### WHAT IS NEEDED:
Pull every "this" line out of the data below.

### Entries with chart source code:
## Begin

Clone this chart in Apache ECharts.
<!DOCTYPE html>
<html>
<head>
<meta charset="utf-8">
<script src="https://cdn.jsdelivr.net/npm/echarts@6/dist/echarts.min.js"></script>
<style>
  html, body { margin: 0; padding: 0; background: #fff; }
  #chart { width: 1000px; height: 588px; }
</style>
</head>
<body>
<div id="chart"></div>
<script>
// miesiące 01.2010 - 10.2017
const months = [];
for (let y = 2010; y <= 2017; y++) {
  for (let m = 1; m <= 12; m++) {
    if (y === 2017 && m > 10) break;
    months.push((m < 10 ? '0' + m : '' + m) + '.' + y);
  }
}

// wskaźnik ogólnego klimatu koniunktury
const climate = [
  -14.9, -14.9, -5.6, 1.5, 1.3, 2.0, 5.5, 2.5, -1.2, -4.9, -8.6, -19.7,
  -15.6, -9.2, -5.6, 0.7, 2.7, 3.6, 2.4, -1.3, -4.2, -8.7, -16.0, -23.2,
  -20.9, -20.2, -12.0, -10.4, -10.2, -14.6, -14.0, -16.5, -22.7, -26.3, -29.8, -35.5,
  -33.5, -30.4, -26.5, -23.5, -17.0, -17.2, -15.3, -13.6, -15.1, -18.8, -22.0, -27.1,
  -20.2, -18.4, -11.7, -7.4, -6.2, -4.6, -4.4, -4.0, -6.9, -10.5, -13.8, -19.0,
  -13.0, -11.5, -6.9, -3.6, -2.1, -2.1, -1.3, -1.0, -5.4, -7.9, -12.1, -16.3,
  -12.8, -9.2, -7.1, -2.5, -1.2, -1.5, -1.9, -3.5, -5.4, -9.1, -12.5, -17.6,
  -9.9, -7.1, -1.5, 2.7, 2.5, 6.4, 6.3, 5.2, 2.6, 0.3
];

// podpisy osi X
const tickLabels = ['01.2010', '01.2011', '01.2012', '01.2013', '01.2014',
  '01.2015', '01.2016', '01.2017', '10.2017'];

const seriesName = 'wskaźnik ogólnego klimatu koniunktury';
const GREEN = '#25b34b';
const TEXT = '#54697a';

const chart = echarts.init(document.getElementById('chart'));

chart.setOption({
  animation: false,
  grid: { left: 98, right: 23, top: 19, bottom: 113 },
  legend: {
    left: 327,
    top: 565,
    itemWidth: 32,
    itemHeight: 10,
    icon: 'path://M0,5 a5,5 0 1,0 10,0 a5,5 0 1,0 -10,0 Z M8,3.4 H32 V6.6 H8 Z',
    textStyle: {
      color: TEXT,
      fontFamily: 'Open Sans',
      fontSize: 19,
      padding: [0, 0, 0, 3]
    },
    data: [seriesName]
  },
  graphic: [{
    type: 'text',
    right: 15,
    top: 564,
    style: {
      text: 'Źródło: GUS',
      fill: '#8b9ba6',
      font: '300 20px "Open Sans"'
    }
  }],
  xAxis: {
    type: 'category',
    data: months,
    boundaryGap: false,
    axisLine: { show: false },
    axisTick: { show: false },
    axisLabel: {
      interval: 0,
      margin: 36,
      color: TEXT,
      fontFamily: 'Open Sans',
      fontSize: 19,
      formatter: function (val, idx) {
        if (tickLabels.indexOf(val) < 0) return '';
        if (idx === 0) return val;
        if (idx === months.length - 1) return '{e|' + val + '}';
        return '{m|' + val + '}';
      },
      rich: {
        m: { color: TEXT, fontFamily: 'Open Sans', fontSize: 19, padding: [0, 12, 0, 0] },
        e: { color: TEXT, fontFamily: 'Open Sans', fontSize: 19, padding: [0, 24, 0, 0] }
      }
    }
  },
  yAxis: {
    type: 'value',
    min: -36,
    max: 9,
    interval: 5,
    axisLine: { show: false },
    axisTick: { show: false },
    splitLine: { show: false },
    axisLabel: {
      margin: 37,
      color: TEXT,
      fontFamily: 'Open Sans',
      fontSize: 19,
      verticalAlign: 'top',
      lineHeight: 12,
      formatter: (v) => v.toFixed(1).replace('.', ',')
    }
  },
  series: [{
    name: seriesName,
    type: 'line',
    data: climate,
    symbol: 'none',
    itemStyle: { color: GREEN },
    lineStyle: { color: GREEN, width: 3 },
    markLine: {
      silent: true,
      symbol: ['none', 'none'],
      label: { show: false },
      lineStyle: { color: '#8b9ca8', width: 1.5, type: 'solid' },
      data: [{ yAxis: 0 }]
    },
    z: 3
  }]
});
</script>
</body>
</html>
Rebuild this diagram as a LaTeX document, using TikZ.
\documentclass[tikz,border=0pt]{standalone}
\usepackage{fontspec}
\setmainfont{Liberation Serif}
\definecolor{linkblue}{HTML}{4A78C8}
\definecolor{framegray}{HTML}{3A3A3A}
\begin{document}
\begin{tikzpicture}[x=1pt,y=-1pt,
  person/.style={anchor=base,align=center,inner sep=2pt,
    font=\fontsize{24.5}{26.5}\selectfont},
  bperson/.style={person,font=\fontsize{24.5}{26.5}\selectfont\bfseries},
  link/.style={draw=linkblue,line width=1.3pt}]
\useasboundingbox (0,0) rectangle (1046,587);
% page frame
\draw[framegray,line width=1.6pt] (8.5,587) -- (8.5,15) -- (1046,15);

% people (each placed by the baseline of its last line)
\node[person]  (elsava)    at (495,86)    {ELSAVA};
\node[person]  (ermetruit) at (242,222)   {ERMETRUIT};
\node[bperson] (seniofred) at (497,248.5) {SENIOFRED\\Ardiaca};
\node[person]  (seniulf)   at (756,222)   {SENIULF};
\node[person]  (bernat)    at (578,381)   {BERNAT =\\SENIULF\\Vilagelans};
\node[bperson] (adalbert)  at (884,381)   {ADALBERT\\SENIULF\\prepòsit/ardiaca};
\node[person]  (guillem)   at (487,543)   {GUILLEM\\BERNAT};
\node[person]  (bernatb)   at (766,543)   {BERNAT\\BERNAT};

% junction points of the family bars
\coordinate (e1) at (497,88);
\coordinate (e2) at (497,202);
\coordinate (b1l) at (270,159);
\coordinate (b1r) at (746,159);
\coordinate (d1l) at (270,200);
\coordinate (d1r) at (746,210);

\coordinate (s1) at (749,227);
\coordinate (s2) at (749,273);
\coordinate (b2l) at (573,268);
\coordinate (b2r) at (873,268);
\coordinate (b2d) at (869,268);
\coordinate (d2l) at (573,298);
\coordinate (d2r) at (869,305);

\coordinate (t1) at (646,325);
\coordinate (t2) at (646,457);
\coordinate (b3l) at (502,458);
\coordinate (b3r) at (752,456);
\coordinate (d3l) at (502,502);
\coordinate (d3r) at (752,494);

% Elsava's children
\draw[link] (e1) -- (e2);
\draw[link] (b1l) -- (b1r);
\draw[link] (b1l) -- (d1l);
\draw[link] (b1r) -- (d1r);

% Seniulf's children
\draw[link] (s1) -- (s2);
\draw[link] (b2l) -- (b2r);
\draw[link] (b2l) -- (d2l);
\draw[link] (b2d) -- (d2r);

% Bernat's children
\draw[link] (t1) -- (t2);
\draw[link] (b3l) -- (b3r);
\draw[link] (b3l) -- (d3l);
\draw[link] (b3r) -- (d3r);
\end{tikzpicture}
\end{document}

## End
## Begin

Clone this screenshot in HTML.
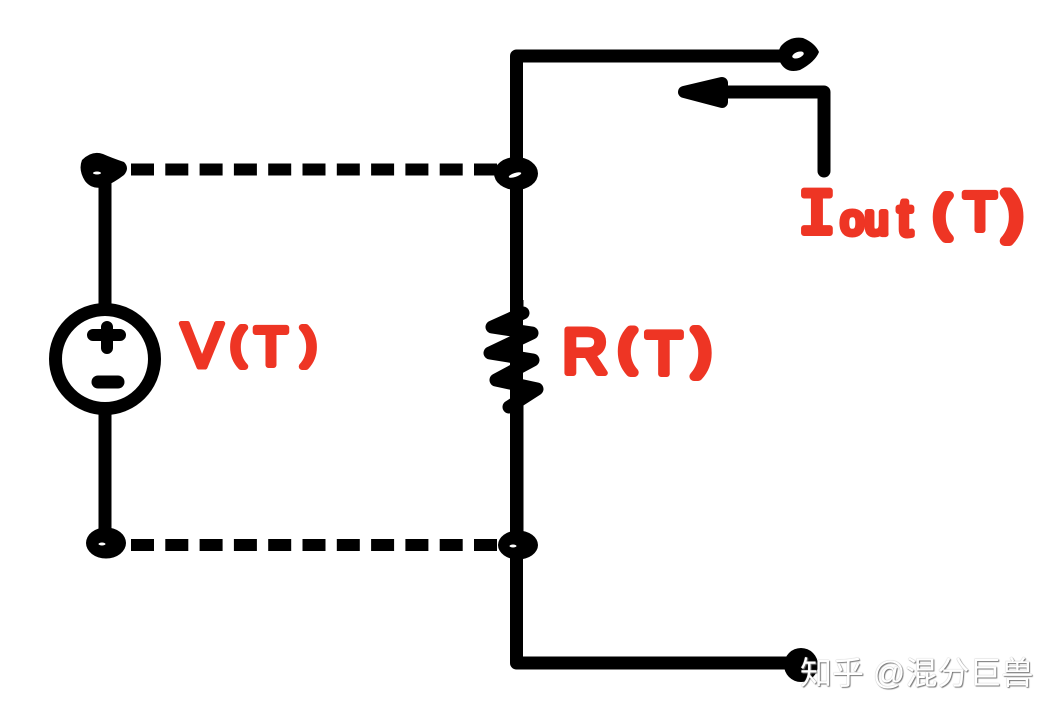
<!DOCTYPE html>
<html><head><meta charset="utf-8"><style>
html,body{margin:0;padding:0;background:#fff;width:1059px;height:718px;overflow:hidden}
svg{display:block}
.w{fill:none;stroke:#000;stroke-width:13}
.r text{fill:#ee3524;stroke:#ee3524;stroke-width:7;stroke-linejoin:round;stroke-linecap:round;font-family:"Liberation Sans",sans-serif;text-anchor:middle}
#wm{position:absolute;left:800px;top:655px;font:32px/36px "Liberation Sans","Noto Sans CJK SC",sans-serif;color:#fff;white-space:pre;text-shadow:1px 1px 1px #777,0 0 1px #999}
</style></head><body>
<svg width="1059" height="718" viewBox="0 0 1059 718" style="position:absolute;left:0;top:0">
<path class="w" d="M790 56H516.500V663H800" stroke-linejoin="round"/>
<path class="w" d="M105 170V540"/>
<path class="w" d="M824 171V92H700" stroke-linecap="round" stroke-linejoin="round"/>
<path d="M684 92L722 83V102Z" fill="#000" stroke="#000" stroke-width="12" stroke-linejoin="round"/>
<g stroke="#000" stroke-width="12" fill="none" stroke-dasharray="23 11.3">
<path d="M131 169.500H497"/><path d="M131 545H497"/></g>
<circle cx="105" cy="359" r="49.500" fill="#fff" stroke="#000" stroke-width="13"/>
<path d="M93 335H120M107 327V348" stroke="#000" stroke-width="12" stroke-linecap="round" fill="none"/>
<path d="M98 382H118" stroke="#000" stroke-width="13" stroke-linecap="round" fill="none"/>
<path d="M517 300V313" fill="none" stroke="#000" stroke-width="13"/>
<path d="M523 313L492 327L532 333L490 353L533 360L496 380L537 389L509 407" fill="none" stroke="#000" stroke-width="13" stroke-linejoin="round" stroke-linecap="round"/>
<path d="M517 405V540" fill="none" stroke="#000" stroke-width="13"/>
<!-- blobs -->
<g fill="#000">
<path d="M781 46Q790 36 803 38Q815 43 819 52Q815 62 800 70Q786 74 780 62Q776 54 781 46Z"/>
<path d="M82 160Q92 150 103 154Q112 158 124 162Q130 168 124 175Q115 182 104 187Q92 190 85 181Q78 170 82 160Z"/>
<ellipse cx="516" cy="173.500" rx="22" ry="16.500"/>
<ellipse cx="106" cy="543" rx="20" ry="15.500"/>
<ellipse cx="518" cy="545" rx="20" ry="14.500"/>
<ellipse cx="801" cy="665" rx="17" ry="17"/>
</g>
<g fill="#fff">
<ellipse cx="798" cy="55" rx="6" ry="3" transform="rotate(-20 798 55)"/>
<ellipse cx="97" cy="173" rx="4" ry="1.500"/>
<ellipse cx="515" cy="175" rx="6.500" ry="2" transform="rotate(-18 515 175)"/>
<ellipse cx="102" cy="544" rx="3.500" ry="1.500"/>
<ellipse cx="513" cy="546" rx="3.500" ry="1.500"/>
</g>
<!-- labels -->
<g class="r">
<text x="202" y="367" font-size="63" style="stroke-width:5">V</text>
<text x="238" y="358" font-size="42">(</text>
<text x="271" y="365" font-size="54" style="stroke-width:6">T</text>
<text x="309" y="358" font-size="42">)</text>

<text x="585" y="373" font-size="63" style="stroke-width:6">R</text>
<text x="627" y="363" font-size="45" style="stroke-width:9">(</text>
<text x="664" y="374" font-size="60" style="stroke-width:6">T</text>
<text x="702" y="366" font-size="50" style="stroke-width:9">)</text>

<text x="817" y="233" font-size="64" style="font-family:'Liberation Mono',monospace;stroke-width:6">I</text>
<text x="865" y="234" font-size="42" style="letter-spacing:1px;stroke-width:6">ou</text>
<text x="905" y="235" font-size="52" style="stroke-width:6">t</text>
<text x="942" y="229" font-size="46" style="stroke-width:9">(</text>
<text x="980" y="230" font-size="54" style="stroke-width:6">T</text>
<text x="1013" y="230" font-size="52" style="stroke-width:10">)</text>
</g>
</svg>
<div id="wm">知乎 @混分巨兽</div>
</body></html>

## End

### CORRECT RESULT:
Clone this chart in Apache ECharts.
Rebuild this diagram as a LaTeX document, using TikZ.
Clone this screenshot in HTML.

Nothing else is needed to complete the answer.